The field thins until only Eddie and Amy are left as the final two racers. Amy, determined to be the sole survivor, ambushes Eddie and aggressively pushes him off the path onto the grass. However, because Eddie is on crutches, his body never actually touches the ground, keeping him alive. Utilizing his upper-body strength, Eddie retaliates, throws his walking stick, and kills Amy.

As the sole survivor, Eddie expects to be returned home. Instead, the environment shifts to reveal a massive extraterrestrial landscape. An alien entity presents him with a holographic display, revealing that Eddie has merely won the "first round" of a cosmic tournament. The film ends as Eddie is placed into a new starting lineup alongside victorious alien survivors from other worlds to begin the next fight. With no choice left, Eddie cracks his neck and prepares to fight.

== Synopsis ==
Eighty people are horrified to wake in a strange institutional setting, with the only common factors between them the knowledge that prior to their abductions they witnessed a sudden flash of white light, and that they were all on a certain block in Los Angeles.

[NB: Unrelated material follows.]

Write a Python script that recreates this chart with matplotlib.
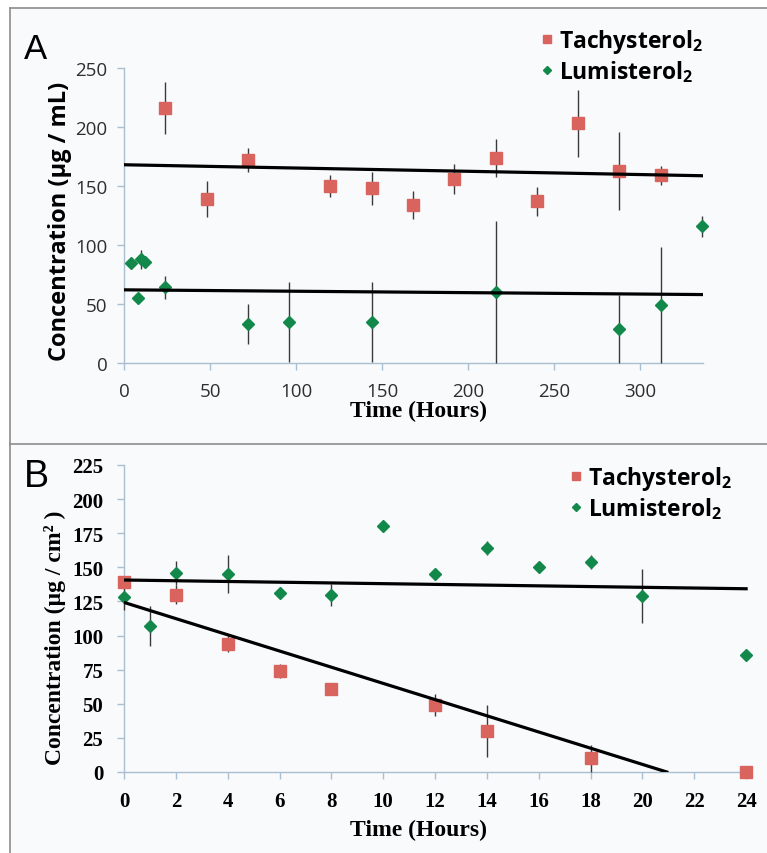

The eighty are a diverse bunch from all walks of life, including young and old, athletic and disabled, two deaf people, a priest, and a pregnant woman. Each of the eighty hears her or his own voice in their heads, stating that they are all participants in a race which only one can survive. Rules: all must participate, all must stay on the paths and off the grass, and anyone who is lapped twice will die. Many die almost instantly; others are killed or forced to their deaths by other racers. As the numbers thin, counting off inside their heads, the survivors become more and more desperate to stay alive.

== Cast ==
- Paul McCarthy-Boyington as Justin
- Eddie McGee as Eddie
- Trista Robinson as Deaf Female
- T. Arthur Cottam as Deaf Male
- Brianna Lauren Jackson as Veronica
- Fred Coury as Yellow Jersey
- B. Anthony Cohen as The Priest
- Noel Britton as Stressed Out
- J. Louis Reid as War Vet
- Celine Tien as Ting
- Ian Tien as Shio Lau
- Richard Gale as Evil Brother
- Shawne Coyne as Mohawk
- Luke Y. Thompson as Orange Vest
- Jonica Patella as Homeless
- Trip Hope as Jim Phillips (as A.K. Walker)

==Reception==
Variety wrote that "Although haphazardly assembled, Paul Hough's low-budget survival thriller is not without intrigue", while the Los Angeles Times called it an "eerie, violent sci-fi survival tale". Twitch Film commented that "while the film never quite transcends the genre in the ways that it could have, it's still an exciting, well-acted and extremely bloody slice of survivalist action with some nice surprises up its sleeve".

Review aggregator Rotten Tomatoes found that 42% of 12 critical reviews were positive, with an average rating of 2.4/10.